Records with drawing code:
++++++++++++++++++++

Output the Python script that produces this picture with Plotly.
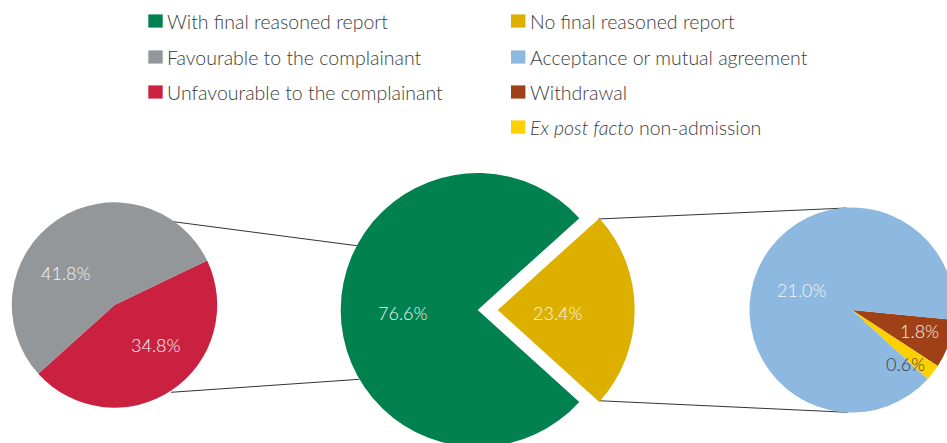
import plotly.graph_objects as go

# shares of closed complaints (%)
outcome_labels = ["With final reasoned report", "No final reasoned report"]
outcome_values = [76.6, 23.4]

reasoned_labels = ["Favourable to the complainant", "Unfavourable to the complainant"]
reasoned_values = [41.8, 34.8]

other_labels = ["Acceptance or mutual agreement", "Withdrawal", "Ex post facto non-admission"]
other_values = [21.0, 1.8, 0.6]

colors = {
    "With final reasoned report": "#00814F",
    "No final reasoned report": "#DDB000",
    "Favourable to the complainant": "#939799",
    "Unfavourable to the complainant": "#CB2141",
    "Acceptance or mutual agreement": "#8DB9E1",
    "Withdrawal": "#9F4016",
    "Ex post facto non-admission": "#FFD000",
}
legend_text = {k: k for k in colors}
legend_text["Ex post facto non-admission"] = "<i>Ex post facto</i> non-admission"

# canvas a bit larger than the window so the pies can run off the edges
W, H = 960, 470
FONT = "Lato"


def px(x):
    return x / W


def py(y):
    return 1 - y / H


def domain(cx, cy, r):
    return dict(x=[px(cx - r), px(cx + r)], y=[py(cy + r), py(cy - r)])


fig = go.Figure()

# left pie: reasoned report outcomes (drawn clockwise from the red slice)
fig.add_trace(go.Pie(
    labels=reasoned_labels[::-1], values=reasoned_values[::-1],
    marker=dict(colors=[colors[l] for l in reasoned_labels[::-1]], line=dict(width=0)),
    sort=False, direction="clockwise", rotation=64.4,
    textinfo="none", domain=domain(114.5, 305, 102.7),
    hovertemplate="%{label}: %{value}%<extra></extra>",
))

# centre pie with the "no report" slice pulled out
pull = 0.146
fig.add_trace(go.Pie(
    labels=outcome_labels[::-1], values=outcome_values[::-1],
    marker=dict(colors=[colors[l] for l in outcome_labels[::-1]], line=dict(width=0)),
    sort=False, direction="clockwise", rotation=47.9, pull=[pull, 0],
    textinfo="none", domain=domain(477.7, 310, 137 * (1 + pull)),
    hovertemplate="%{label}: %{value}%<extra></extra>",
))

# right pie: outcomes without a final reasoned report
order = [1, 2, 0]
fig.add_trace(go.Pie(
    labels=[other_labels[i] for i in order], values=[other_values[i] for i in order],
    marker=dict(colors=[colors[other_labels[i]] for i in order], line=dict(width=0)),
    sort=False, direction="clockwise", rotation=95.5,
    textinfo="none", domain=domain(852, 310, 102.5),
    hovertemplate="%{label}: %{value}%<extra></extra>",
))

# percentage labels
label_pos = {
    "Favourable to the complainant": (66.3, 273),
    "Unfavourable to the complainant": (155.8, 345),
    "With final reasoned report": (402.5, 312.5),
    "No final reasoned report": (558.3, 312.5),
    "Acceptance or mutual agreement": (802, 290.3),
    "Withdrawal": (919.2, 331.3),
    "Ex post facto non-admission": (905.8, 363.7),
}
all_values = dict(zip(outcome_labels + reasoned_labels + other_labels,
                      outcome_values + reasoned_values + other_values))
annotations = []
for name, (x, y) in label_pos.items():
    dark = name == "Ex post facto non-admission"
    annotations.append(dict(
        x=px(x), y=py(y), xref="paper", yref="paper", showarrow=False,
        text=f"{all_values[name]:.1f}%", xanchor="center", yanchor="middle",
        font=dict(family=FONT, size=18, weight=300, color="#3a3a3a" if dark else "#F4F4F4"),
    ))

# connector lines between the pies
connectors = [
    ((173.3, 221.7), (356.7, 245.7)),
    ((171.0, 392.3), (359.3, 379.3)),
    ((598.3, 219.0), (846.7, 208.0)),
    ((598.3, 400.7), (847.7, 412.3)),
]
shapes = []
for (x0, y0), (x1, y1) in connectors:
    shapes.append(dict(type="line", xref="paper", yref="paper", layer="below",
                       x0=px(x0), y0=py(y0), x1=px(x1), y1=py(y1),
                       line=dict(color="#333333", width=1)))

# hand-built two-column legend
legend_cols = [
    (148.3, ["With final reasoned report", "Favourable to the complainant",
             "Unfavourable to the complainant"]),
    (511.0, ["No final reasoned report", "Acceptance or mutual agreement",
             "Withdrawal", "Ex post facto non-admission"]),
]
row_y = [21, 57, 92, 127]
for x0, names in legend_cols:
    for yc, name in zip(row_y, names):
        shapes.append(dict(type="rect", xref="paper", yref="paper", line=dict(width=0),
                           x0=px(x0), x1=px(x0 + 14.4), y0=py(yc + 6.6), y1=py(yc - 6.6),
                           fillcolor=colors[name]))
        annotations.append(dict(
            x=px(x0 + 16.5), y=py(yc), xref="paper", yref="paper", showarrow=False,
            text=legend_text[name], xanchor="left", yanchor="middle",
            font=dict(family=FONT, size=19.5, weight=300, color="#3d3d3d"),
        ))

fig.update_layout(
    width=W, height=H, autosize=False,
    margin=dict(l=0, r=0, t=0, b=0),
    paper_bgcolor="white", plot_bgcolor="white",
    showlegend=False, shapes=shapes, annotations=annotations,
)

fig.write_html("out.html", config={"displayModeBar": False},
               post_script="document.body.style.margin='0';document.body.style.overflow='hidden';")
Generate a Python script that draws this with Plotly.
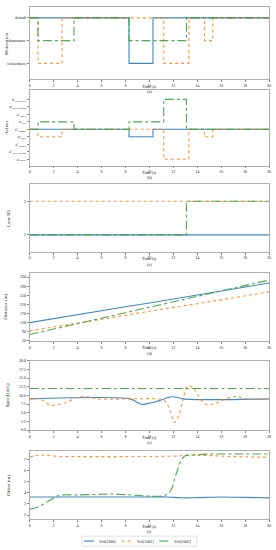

++++++++++++++++++++

Work to be completed:
Leave out the pictures and give the listing above again exactly.

Finished task:
Output the Python script that produces this picture with Plotly.
import plotly.graph_objects as go

# shares of closed complaints (%)
outcome_labels = ["With final reasoned report", "No final reasoned report"]
outcome_values = [76.6, 23.4]

reasoned_labels = ["Favourable to the complainant", "Unfavourable to the complainant"]
reasoned_values = [41.8, 34.8]

other_labels = ["Acceptance or mutual agreement", "Withdrawal", "Ex post facto non-admission"]
other_values = [21.0, 1.8, 0.6]

colors = {
    "With final reasoned report": "#00814F",
    "No final reasoned report": "#DDB000",
    "Favourable to the complainant": "#939799",
    "Unfavourable to the complainant": "#CB2141",
    "Acceptance or mutual agreement": "#8DB9E1",
    "Withdrawal": "#9F4016",
    "Ex post facto non-admission": "#FFD000",
}
legend_text = {k: k for k in colors}
legend_text["Ex post facto non-admission"] = "<i>Ex post facto</i> non-admission"

# canvas a bit larger than the window so the pies can run off the edges
W, H = 960, 470
FONT = "Lato"


def px(x):
    return x / W


def py(y):
    return 1 - y / H


def domain(cx, cy, r):
    return dict(x=[px(cx - r), px(cx + r)], y=[py(cy + r), py(cy - r)])


fig = go.Figure()

# left pie: reasoned report outcomes (drawn clockwise from the red slice)
fig.add_trace(go.Pie(
    labels=reasoned_labels[::-1], values=reasoned_values[::-1],
    marker=dict(colors=[colors[l] for l in reasoned_labels[::-1]], line=dict(width=0)),
    sort=False, direction="clockwise", rotation=64.4,
    textinfo="none", domain=domain(114.5, 305, 102.7),
    hovertemplate="%{label}: %{value}%<extra></extra>",
))

# centre pie with the "no report" slice pulled out
pull = 0.146
fig.add_trace(go.Pie(
    labels=outcome_labels[::-1], values=outcome_values[::-1],
    marker=dict(colors=[colors[l] for l in outcome_labels[::-1]], line=dict(width=0)),
    sort=False, direction="clockwise", rotation=47.9, pull=[pull, 0],
    textinfo="none", domain=domain(477.7, 310, 137 * (1 + pull)),
    hovertemplate="%{label}: %{value}%<extra></extra>",
))

# right pie: outcomes without a final reasoned report
order = [1, 2, 0]
fig.add_trace(go.Pie(
    labels=[other_labels[i] for i in order], values=[other_values[i] for i in order],
    marker=dict(colors=[colors[other_labels[i]] for i in order], line=dict(width=0)),
    sort=False, direction="clockwise", rotation=95.5,
    textinfo="none", domain=domain(852, 310, 102.5),
    hovertemplate="%{label}: %{value}%<extra></extra>",
))

# percentage labels
label_pos = {
    "Favourable to the complainant": (66.3, 273),
    "Unfavourable to the complainant": (155.8, 345),
    "With final reasoned report": (402.5, 312.5),
    "No final reasoned report": (558.3, 312.5),
    "Acceptance or mutual agreement": (802, 290.3),
    "Withdrawal": (919.2, 331.3),
    "Ex post facto non-admission": (905.8, 363.7),
}
all_values = dict(zip(outcome_labels + reasoned_labels + other_labels,
                      outcome_values + reasoned_values + other_values))
annotations = []
for name, (x, y) in label_pos.items():
    dark = name == "Ex post facto non-admission"
    annotations.append(dict(
        x=px(x), y=py(y), xref="paper", yref="paper", showarrow=False,
        text=f"{all_values[name]:.1f}%", xanchor="center", yanchor="middle",
        font=dict(family=FONT, size=18, weight=300, color="#3a3a3a" if dark else "#F4F4F4"),
    ))

# connector lines between the pies
connectors = [
    ((173.3, 221.7), (356.7, 245.7)),
    ((171.0, 392.3), (359.3, 379.3)),
    ((598.3, 219.0), (846.7, 208.0)),
    ((598.3, 400.7), (847.7, 412.3)),
]
shapes = []
for (x0, y0), (x1, y1) in connectors:
    shapes.append(dict(type="line", xref="paper", yref="paper", layer="below",
                       x0=px(x0), y0=py(y0), x1=px(x1), y1=py(y1),
                       line=dict(color="#333333", width=1)))

# hand-built two-column legend
legend_cols = [
    (148.3, ["With final reasoned report", "Favourable to the complainant",
             "Unfavourable to the complainant"]),
    (511.0, ["No final reasoned report", "Acceptance or mutual agreement",
             "Withdrawal", "Ex post facto non-admission"]),
]
row_y = [21, 57, 92, 127]
for x0, names in legend_cols:
    for yc, name in zip(row_y, names):
        shapes.append(dict(type="rect", xref="paper", yref="paper", line=dict(width=0),
                           x0=px(x0), x1=px(x0 + 14.4), y0=py(yc + 6.6), y1=py(yc - 6.6),
                           fillcolor=colors[name]))
        annotations.append(dict(
            x=px(x0 + 16.5), y=py(yc), xref="paper", yref="paper", showarrow=False,
            text=legend_text[name], xanchor="left", yanchor="middle",
            font=dict(family=FONT, size=19.5, weight=300, color="#3d3d3d"),
        ))

fig.update_layout(
    width=W, height=H, autosize=False,
    margin=dict(l=0, r=0, t=0, b=0),
    paper_bgcolor="white", plot_bgcolor="white",
    showlegend=False, shapes=shapes, annotations=annotations,
)

fig.write_html("out.html", config={"displayModeBar": False},
               post_script="document.body.style.margin='0';document.body.style.overflow='hidden';")
Generate a Python script that draws this with Plotly.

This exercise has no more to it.